Output solely the number of lines containing the string "this".

─── Given data

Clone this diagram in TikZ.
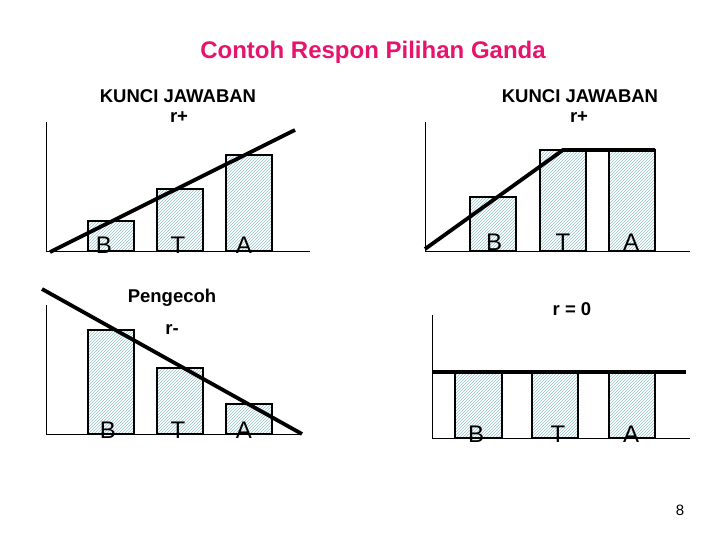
\documentclass[tikz,border=0pt]{standalone}
\usepackage{fontspec}
\setmainfont{Liberation Sans}
\usetikzlibrary{patterns}
\definecolor{ttl}{RGB}{230,20,110}
\definecolor{hatch}{RGB}{150,195,200}
\begin{document}
\begin{tikzpicture}[x=1pt,y=-1pt,
  bar/.style={draw=black,line width=1.2pt,pattern=north east lines,pattern color=hatch},
  ax/.style={line width=1pt},
  trend/.style={line width=3.8pt},
  lbl/.style={font=\fontsize{24}{24}\selectfont},
  hd/.style={font=\bfseries\fontsize{18.5}{20}\selectfont}]
\useasboundingbox[fill=white] (0,0) rectangle (728,546);
\node[font=\bfseries\fontsize{24}{26}\selectfont,text=ttl] (title) at (373,52) {Contoh Respon Pilihan Ganda};
% panel 1
\draw[ax] (46,122) -- (46,251) -- (310,251);
\draw[bar] (88,251) rectangle (134,221);
\draw[bar] (157,251) rectangle (203,189);
\draw[bar] (226,251) rectangle (272,155);
\coordinate (p1a) at (50,252); \coordinate (p1b) at (295,130);
\draw[trend] (p1a) -- (p1b);
\node[lbl] (b1) at (104,245) {B}; \node[lbl] (t1) at (178,245) {T}; \node[lbl] (a1) at (244,245) {A};
\node[hd] (k1) at (178,96) {KUNCI JAWABAN}; \node[hd] (r1) at (179,117) {r+};
% panel 2
\draw[ax] (425,122) -- (425,251) -- (690,251);
\draw[bar] (470,251) rectangle (516,197);
\draw[bar] (540,251) rectangle (586,150);
\draw[bar] (609,251) rectangle (655,150);
\coordinate (p2a) at (425,249); \coordinate (p2b) at (563,150); \coordinate (p2c) at (655,150);
\draw[trend] (p2a) -- (p2b) -- (p2c);
\node[lbl] (b2) at (494,242) {B}; \node[lbl] (t2) at (563,242) {T}; \node[lbl] (a2) at (631,242) {A};
\node[hd] (k2) at (580,96) {KUNCI JAWABAN}; \node[hd] (r2) at (579,117) {r+};
% panel 3
\draw[ax] (46,305) -- (46,434) -- (300,434);
\draw[bar] (88,434) rectangle (134,330);
\draw[bar] (157,434) rectangle (203,368);
\draw[bar] (226,434) rectangle (272,404);
\coordinate (p3a) at (42,289); \coordinate (p3b) at (302,434);
\draw[trend] (p3a) -- (p3b);
\node[lbl] (b3) at (108,430) {B}; \node[lbl] (t3) at (178,430) {T}; \node[lbl] (a3) at (244,430) {A};
\node[hd] (k3) at (172,298) {Pengecoh}; \node[hd] (r3) at (172,330) {r-};
% panel 4
\draw[ax] (432,315) -- (432,438) -- (690,438);
\draw[bar] (455,438) rectangle (502,372);
\draw[bar] (532,438) rectangle (578,372);
\draw[bar] (609,438) rectangle (655,372);
\coordinate (p4a) at (432,372); \coordinate (p4b) at (686,372);
\draw[trend] (p4a) -- (p4b);
\node[lbl] (b4) at (476,434) {B}; \node[lbl] (t4) at (558,434) {T}; \node[lbl] (a4) at (631,434) {A};
\node[hd] (k4) at (572,309) {r = 0};
\node[font=\fontsize{15}{16}\selectfont] (pg) at (680,510) {8};
\end{tikzpicture}
\end{document}
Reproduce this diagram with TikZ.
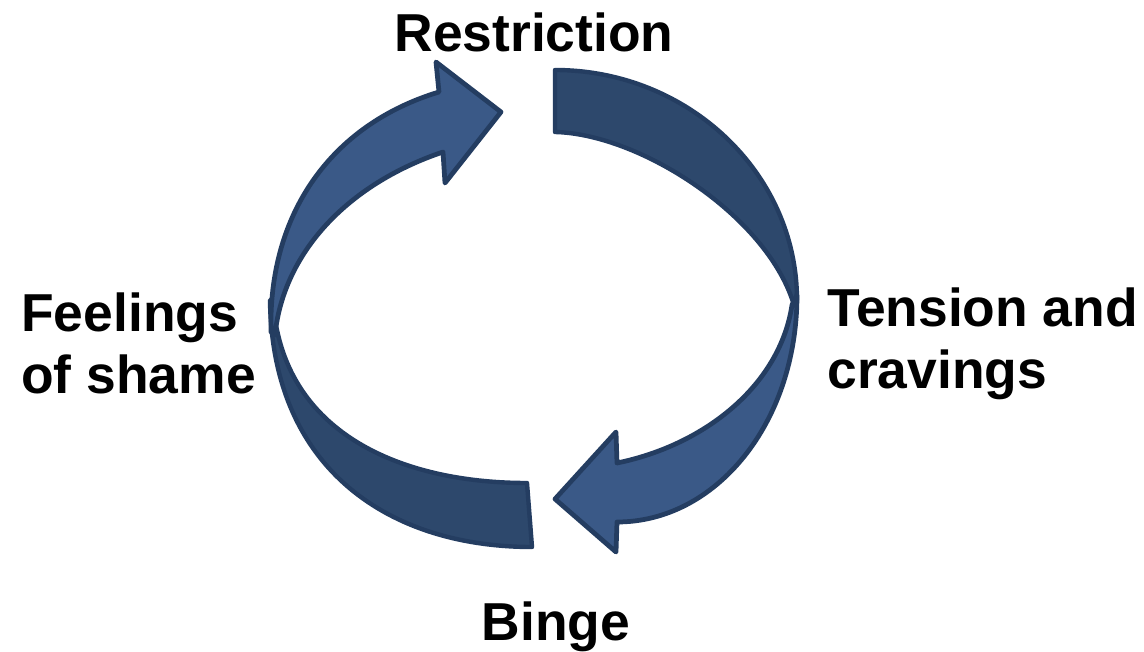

──────

__Result of the exercise__
2